Lots of comics and graphic novels have influenced me as a graphic novelist. I could give you a list as long as my arm, but here are a few stand-outs:

Understanding Comics by Scott McCloud
Maus by Art Spiegelman
One! Hundred! Demons! By Lynda Barry
Adolf by Osamu Tezuka
Same Difference and Other Stories by Derek Kirk Kim
Bone by Jeff Smith
Uncle Scrooge by Carl Barks or Don Rosa
Land of Nod: Rockabye Book by Jay Stephens

Novels without pictures have had their influence, too. One immediately comes to mind: Silence by Shusaku Endo. I feel a special kinship with Endo because, like me, he was an Asian who chose to embrace a Western faith. He constantly dealt with the tension between East and West in his life and in his writing. Silence tells the story of Sebastian Rodrigues, a young Portuguese priest searching for his mentor in seventeenth century Japan. A palpable humility pervades the entire novel. It informs the way Endo plots, the way he describes his settings, and the way he puts his scenes together. His protagonist fights it tooth and nail for most of the book.
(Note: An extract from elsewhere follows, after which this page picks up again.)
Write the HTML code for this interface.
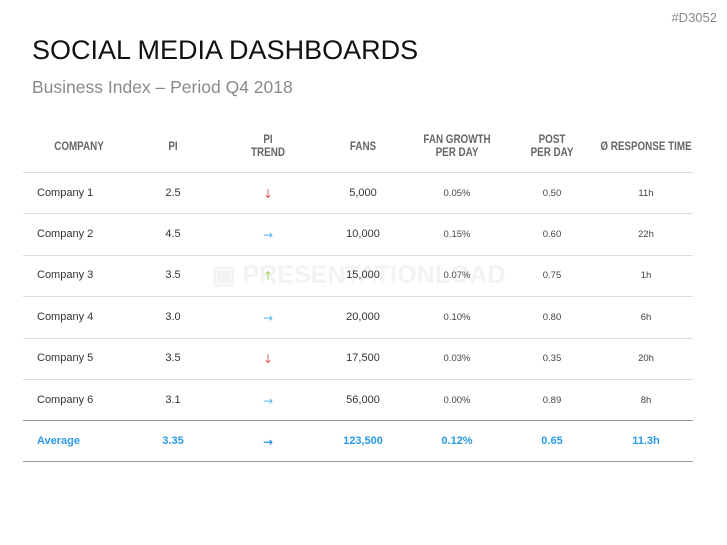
<!DOCTYPE html>
<html><head><style>
body{margin:0;width:727px;height:545px;background:#fff;position:relative;overflow:hidden;font-family:"Liberation Sans",sans-serif}
.a{position:absolute;white-space:nowrap}
.h{font-family:"Liberation Sans Narrow","Liberation Sans",sans-serif;font-size:12px;color:#666;text-align:center;line-height:13px;transform:translateX(-50%) scaleX(0.82);font-weight:bold}
.c{font-size:11px;color:#333;transform:translateX(-50%)}
.s{font-size:9.5px;color:#444;transform:translateX(-50%)}
.ar{font-family:"DejaVu Sans",sans-serif;font-size:12px;transform:translateX(-50%)}
.ln{position:absolute;left:23px;width:670px;height:1px;background:#ddd}
.avg{font-size:11px;color:#2a9ae6;font-weight:bold;transform:translateX(-50%)}
</style></head><body>
<div class="a" style="right:10px;top:10px;font-size:13px;color:#888">#D3052</div>
<div class="a" style="left:32px;top:35px;font-size:27px;color:#111">SOCIAL MEDIA DASHBOARDS</div>
<div class="a" style="left:32px;top:77px;font-size:17.5px;color:#8a8a8a">Business Index – Period Q4 2018</div>
<div class="a" style="left:212px;top:260px;font-size:25px;color:#f3f3f3;font-weight:bold;letter-spacing:0px">▣ PRESENTATIONLOAD</div>

<div class="a h" style="left:79px;top:140px">COMPANY</div>
<div class="a h" style="left:173px;top:140px">PI</div>
<div class="a h" style="left:268px;top:133px">PI<br>TREND</div>
<div class="a h" style="left:363px;top:140px">FANS</div>
<div class="a h" style="left:457px;top:133px">FAN GROWTH<br>PER DAY</div>
<div class="a h" style="left:552px;top:133px">POST<br>PER DAY</div>
<div class="a h" style="left:646px;top:140px">Ø RESPONSE TIME</div>

<div class="ln" style="top:172px"></div>
<div class="ln" style="top:213px"></div>
<div class="ln" style="top:255px"></div>
<div class="ln" style="top:296px"></div>
<div class="ln" style="top:338px"></div>
<div class="ln" style="top:379px"></div>
<div class="ln" style="top:420px;background:#999"></div>
<div class="ln" style="top:461px;background:#999"></div>

<div class="a" style="left:0;top:187px;width:727px">
<div class="a" style="left:37px;font-size:11px;color:#333">Company 1</div><div class="a c" style="left:173px">2.5</div><div class="a ar" style="left:268px;color:#e06060">↓</div><div class="a c" style="left:363px">5,000</div><div class="a s" style="left:457px;top:1px">0.05%</div><div class="a s" style="left:552px;top:1px">0.50</div><div class="a s" style="left:646px;top:1px">11h</div></div>
<div class="a" style="left:0;top:228px;width:727px">
<div class="a" style="left:37px;font-size:11px;color:#333">Company 2</div><div class="a c" style="left:173px">4.5</div><div class="a ar" style="left:268px;color:#5ab4ec">→</div><div class="a c" style="left:363px">10,000</div><div class="a s" style="left:457px;top:1px">0.15%</div><div class="a s" style="left:552px;top:1px">0.60</div><div class="a s" style="left:646px;top:1px">22h</div></div>
<div class="a" style="left:0;top:269px;width:727px">
<div class="a" style="left:37px;font-size:11px;color:#333">Company 3</div><div class="a c" style="left:173px">3.5</div><div class="a ar" style="left:268px;color:#a6cf5a">↑</div><div class="a c" style="left:363px">15,000</div><div class="a s" style="left:457px;top:1px">0.07%</div><div class="a s" style="left:552px;top:1px">0.75</div><div class="a s" style="left:646px;top:1px">1h</div></div>
<div class="a" style="left:0;top:311px;width:727px">
<div class="a" style="left:37px;font-size:11px;color:#333">Company 4</div><div class="a c" style="left:173px">3.0</div><div class="a ar" style="left:268px;color:#5ab4ec">→</div><div class="a c" style="left:363px">20,000</div><div class="a s" style="left:457px;top:1px">0.10%</div><div class="a s" style="left:552px;top:1px">0.80</div><div class="a s" style="left:646px;top:1px">6h</div></div>
<div class="a" style="left:0;top:352px;width:727px">
<div class="a" style="left:37px;font-size:11px;color:#333">Company 5</div><div class="a c" style="left:173px">3.5</div><div class="a ar" style="left:268px;color:#e06060">↓</div><div class="a c" style="left:363px">17,500</div><div class="a s" style="left:457px;top:1px">0.03%</div><div class="a s" style="left:552px;top:1px">0.35</div><div class="a s" style="left:646px;top:1px">20h</div></div>
<div class="a" style="left:0;top:394px;width:727px">
<div class="a" style="left:37px;font-size:11px;color:#333">Company 6</div><div class="a c" style="left:173px">3.1</div><div class="a ar" style="left:268px;color:#5ab4ec">→</div><div class="a c" style="left:363px">56,000</div><div class="a s" style="left:457px;top:1px">0.00%</div><div class="a s" style="left:552px;top:1px">0.89</div><div class="a s" style="left:646px;top:1px">8h</div></div>
<div class="a" style="left:0;top:435px;width:727px">
<div class="a" style="left:37px;font-size:11px;color:#2a9ae6;font-weight:bold">Average</div><div class="a avg" style="left:173px">3.35</div><div class="a ar" style="left:268px;color:#2a9ae6;font-weight:bold">→</div><div class="a avg" style="left:363px">123,500</div><div class="a avg" style="left:457px">0.12%</div><div class="a avg" style="left:552px">0.65</div><div class="a avg" style="left:646px">11.3h</div></div>
</body></html>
In the end, Father Rodrigues, like Endo himself, finds resolution to his inner struggles by accepting humility as his guiding principle.

Anyone who knows me – I mean really knows me – knows that I struggle with humility, especially as a cartoonist. Often, my desire to tell a good story gets overshadowed by my desire to impress. I end up tripping over my own panels. In times like these, it does me good to remember Silence, both the story it tells and the way it is told.